_Stored data_:
━━━━━━━━━━━━━━━━
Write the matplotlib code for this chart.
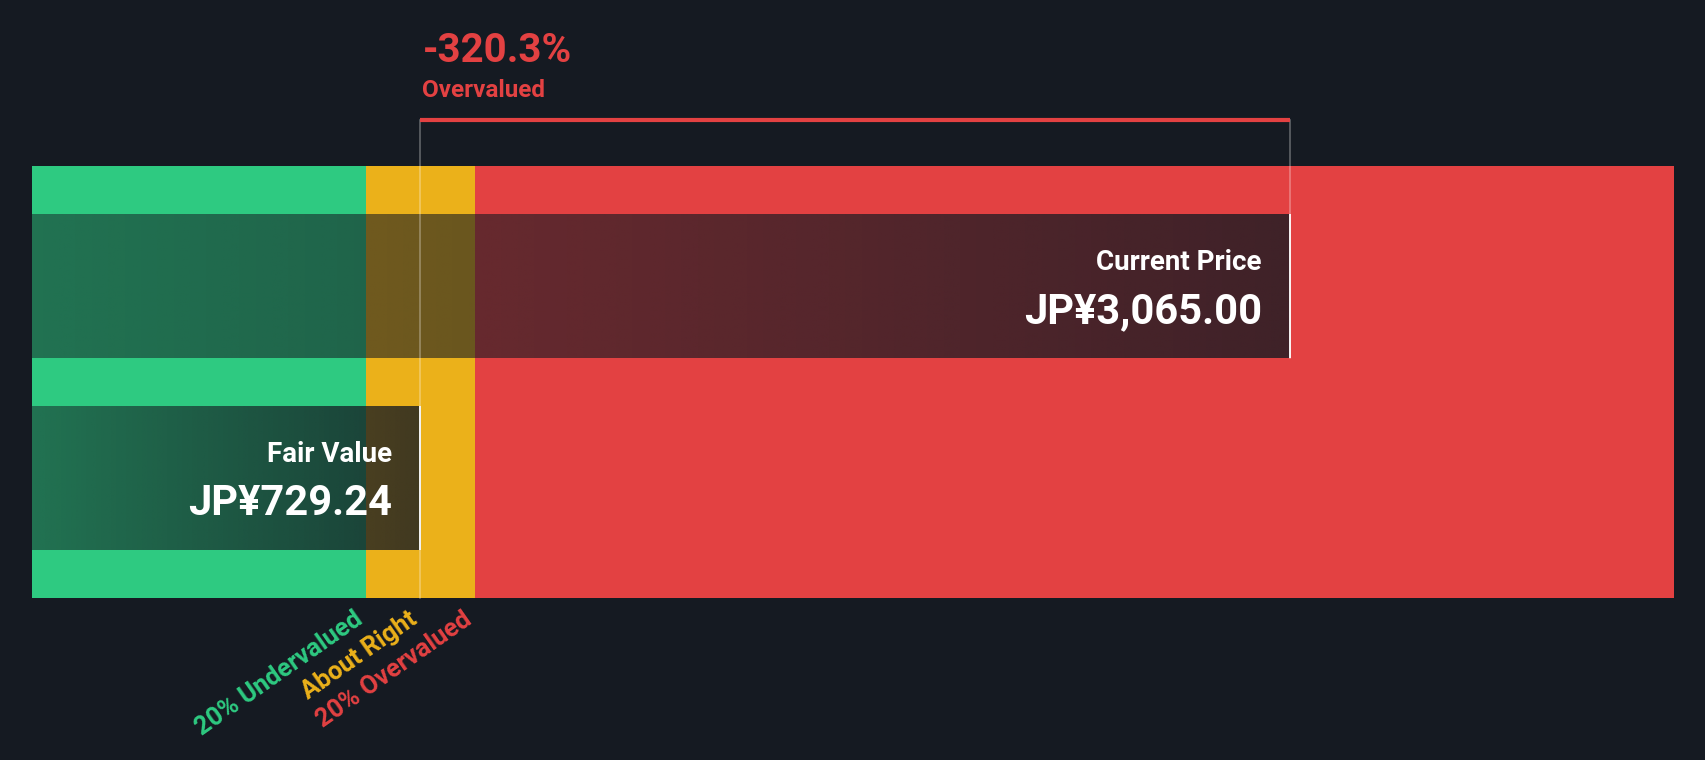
import matplotlib
matplotlib.use("Agg")
import matplotlib.pyplot as plt
import numpy as np
from matplotlib.transforms import offset_copy
from matplotlib.colors import to_rgb

# ---------------- data ----------------
currency = "JP¥"
fair_value = 729.24
current_price = 3065.00
bar_names = ["Current Price", "Fair Value"]
bar_values = [current_price, fair_value]
zone_labels = ["20% Undervalued", "About Right", "20% Overvalued"]
zone_factors = [0.8, 1.0, 1.2]
axis_min, axis_max = -314.3, 4096.6
verdict = "Overvalued"

# ---------------- style ----------------
BG = "#151a22"
GREEN = "#2eca81"
YELLOW = "#ebb11a"
RED = "#e34142"
zone_colors = [GREEN, YELLOW, RED]
FONT = ["Roboto", "DejaVu Sans"]

plt.rcParams["font.family"] = FONT

W, H, DPI = 1706, 760, 100
fig = plt.figure(figsize=(W / DPI, H / DPI), dpi=DPI, facecolor=BG)
ax = fig.add_axes([32 / W, 0, 1642 / W, 1])
ax.set_facecolor(BG)
ax.axis("off")

band_top, band_bottom = -0.625, 1.625
bar_h = 0.75
bracket_y = -0.865

# zone band
edges = [axis_min, fair_value * zone_factors[0], fair_value * zone_factors[2], axis_max]
for i in range(3):
    ax.barh(0.5, edges[i + 1] - edges[i], left=edges[i], height=band_bottom - band_top,
            color=zone_colors[i], linewidth=0, zorder=1)

# overlay boxes with gradient
bg_rgb = np.array(to_rgb(BG))
grad = np.zeros((1, 256, 4))
grad[..., :3] = bg_rgb
grad[..., 3] = np.linspace(0.5, 0.8, 256)
for i, v in enumerate(bar_values):
    ax.imshow(grad, extent=(axis_min, v, i + bar_h / 2, i - bar_h / 2),
              aspect="auto", interpolation="bilinear", zorder=2)
    ax.plot([v, v], [i - bar_h / 2, i + bar_h / 2], color="white", lw=1.3, zorder=4,
            solid_capstyle="butt")

# thin guide lines
ax.plot([fair_value, fair_value], [bracket_y, band_bottom], color="white", alpha=0.35,
        lw=1.1, zorder=3)
ax.plot([current_price, current_price], [bracket_y, 0 + bar_h / 2], color="white",
        alpha=0.35, lw=1.1, zorder=3)
# bracket
ax.plot([fair_value, current_price], [bracket_y, bracket_y], color=RED, lw=3,
        solid_capstyle="butt", zorder=4)

# headline
pct = (fair_value - current_price) / fair_value * 100
tr_r = offset_copy(ax.transData, fig=fig, x=2, y=0, units="dots")
ax.text(fair_value, -1.167, f"{pct:.1f}%", transform=tr_r, color=RED, fontsize=29,
        fontweight="bold", ha="left", va="baseline")
ax.text(fair_value, -0.984, verdict, transform=tr_r, color=RED, fontsize=17.5,
        fontweight="bold", ha="left", va="baseline")

# box labels
tr_l = offset_copy(ax.transData, fig=fig, x=-28, y=0, units="dots")
for i, (name, v) in enumerate(zip(bar_names, bar_values)):
    ax.text(v, i - 0.083, name, transform=tr_l, color="white", fontsize=20,
            fontweight="bold", ha="right", va="baseline", zorder=5)
    ax.text(v, i + 0.195, f"{currency}{v:,.2f}", transform=tr_l, color="white",
            fontsize=30, fontweight="bold", ha="right", va="baseline", zorder=5)

# zone labels
tr_d = offset_copy(ax.transData, fig=fig, x=1, y=-9, units="dots")
for lab, f, c in zip(zone_labels, zone_factors, zone_colors):
    ax.text(fair_value * f, band_bottom, lab, transform=tr_d, color=c, fontsize=18.3,
            fontweight="bold", rotation=35, ha="right", va="top")

ax.set_xlim(axis_min, axis_max)
ax.set_ylim(2.469, -1.49)

fig.savefig("out.png", dpi=DPI, facecolor=BG)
━━━━━━━━━━━━━━━━
_Work to be completed_:
Repeat the full listing above exactly, with no pictures in the copy.

_Answer to the exercise_:
Write the matplotlib code for this chart.
import matplotlib
matplotlib.use("Agg")
import matplotlib.pyplot as plt
import numpy as np
from matplotlib.transforms import offset_copy
from matplotlib.colors import to_rgb

# ---------------- data ----------------
currency = "JP¥"
fair_value = 729.24
current_price = 3065.00
bar_names = ["Current Price", "Fair Value"]
bar_values = [current_price, fair_value]
zone_labels = ["20% Undervalued", "About Right", "20% Overvalued"]
zone_factors = [0.8, 1.0, 1.2]
axis_min, axis_max = -314.3, 4096.6
verdict = "Overvalued"

# ---------------- style ----------------
BG = "#151a22"
GREEN = "#2eca81"
YELLOW = "#ebb11a"
RED = "#e34142"
zone_colors = [GREEN, YELLOW, RED]
FONT = ["Roboto", "DejaVu Sans"]

plt.rcParams["font.family"] = FONT

W, H, DPI = 1706, 760, 100
fig = plt.figure(figsize=(W / DPI, H / DPI), dpi=DPI, facecolor=BG)
ax = fig.add_axes([32 / W, 0, 1642 / W, 1])
ax.set_facecolor(BG)
ax.axis("off")

band_top, band_bottom = -0.625, 1.625
bar_h = 0.75
bracket_y = -0.865

# zone band
edges = [axis_min, fair_value * zone_factors[0], fair_value * zone_factors[2], axis_max]
for i in range(3):
    ax.barh(0.5, edges[i + 1] - edges[i], left=edges[i], height=band_bottom - band_top,
            color=zone_colors[i], linewidth=0, zorder=1)

# overlay boxes with gradient
bg_rgb = np.array(to_rgb(BG))
grad = np.zeros((1, 256, 4))
grad[..., :3] = bg_rgb
grad[..., 3] = np.linspace(0.5, 0.8, 256)
for i, v in enumerate(bar_values):
    ax.imshow(grad, extent=(axis_min, v, i + bar_h / 2, i - bar_h / 2),
              aspect="auto", interpolation="bilinear", zorder=2)
    ax.plot([v, v], [i - bar_h / 2, i + bar_h / 2], color="white", lw=1.3, zorder=4,
            solid_capstyle="butt")

# thin guide lines
ax.plot([fair_value, fair_value], [bracket_y, band_bottom], color="white", alpha=0.35,
        lw=1.1, zorder=3)
ax.plot([current_price, current_price], [bracket_y, 0 + bar_h / 2], color="white",
        alpha=0.35, lw=1.1, zorder=3)
# bracket
ax.plot([fair_value, current_price], [bracket_y, bracket_y], color=RED, lw=3,
        solid_capstyle="butt", zorder=4)

# headline
pct = (fair_value - current_price) / fair_value * 100
tr_r = offset_copy(ax.transData, fig=fig, x=2, y=0, units="dots")
ax.text(fair_value, -1.167, f"{pct:.1f}%", transform=tr_r, color=RED, fontsize=29,
        fontweight="bold", ha="left", va="baseline")
ax.text(fair_value, -0.984, verdict, transform=tr_r, color=RED, fontsize=17.5,
        fontweight="bold", ha="left", va="baseline")

# box labels
tr_l = offset_copy(ax.transData, fig=fig, x=-28, y=0, units="dots")
for i, (name, v) in enumerate(zip(bar_names, bar_values)):
    ax.text(v, i - 0.083, name, transform=tr_l, color="white", fontsize=20,
            fontweight="bold", ha="right", va="baseline", zorder=5)
    ax.text(v, i + 0.195, f"{currency}{v:,.2f}", transform=tr_l, color="white",
            fontsize=30, fontweight="bold", ha="right", va="baseline", zorder=5)

# zone labels
tr_d = offset_copy(ax.transData, fig=fig, x=1, y=-9, units="dots")
for lab, f, c in zip(zone_labels, zone_factors, zone_colors):
    ax.text(fair_value * f, band_bottom, lab, transform=tr_d, color=c, fontsize=18.3,
            fontweight="bold", rotation=35, ha="right", va="top")

ax.set_xlim(axis_min, axis_max)
ax.set_ylim(2.469, -1.49)

fig.savefig("out.png", dpi=DPI, facecolor=BG)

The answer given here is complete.